My London yoga teacher, Liz Lark, had also come to Ulpotha. Her task was to guide us through a daily practice on a shaded platform while the water buffaloes and goats were herded back and forth to drink and butterflies the size of small birds flittered among the flowers. Lizzie’s brand of yoga is very hard. It is called Astanga and in the States they call it Kick-Ass Yoga. It is the same variety used by Madonna and Co. to sculpt and hone their quatergenarian bodies. It is very hard to learn but once you start to get it life is never quite the same again. People look at you differently when they know you can just slip-slide into splits with a casual air. On the other hand, the spectacle of people with hanging around on a clay platform with their toes on their noses, surrounded by buffaloes and butterflies, has to be one of the most annoying things in the world But that is what yoga is all about, just getting over yourself and not worrying about what anyone else is doing. Then you can just get on with the rest of your life in a state of ordered bliss-perfect.

You just have to look at Lizzie to work that one out. When she was not easing us through the daily contortions you could find her doing a performance art dance routine on one of the verandas, in front of an audience of shiny Ulpotha village children, a mongrel dog that kept bearing its teeth when Lizzie’s act bordered on the erotic and various members of our party feigning nonchalance but quietly rather seduced by the whole thing. We buried our noses in clever novels while pretending not to watch Lizzie. And towards the end of the two weeks, we did all start to join in.

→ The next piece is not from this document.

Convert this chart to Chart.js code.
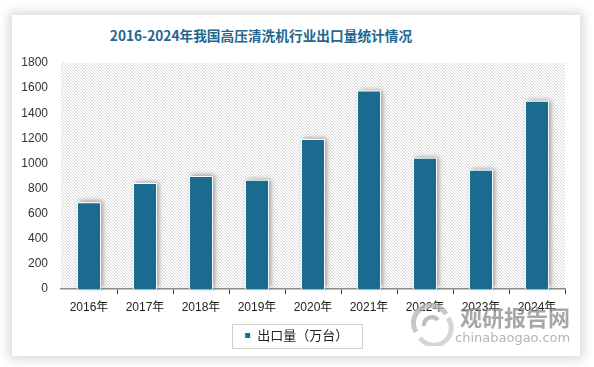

On the night of the full moon we took flares down to the lake and floated them on the water, paddling after them on rafts. We hung over the edge and listened to voices speaking Ulpotha, because after a couple of weeks you begin to understand the language. But there’s the rub: once you begin to understand the language you are right into flowers, butterflies and standing on your head and the rest of the world is looking a real nasty place.

It won’t suit everyone – but then again, you could read that as being my protection codicil for Ulpotha.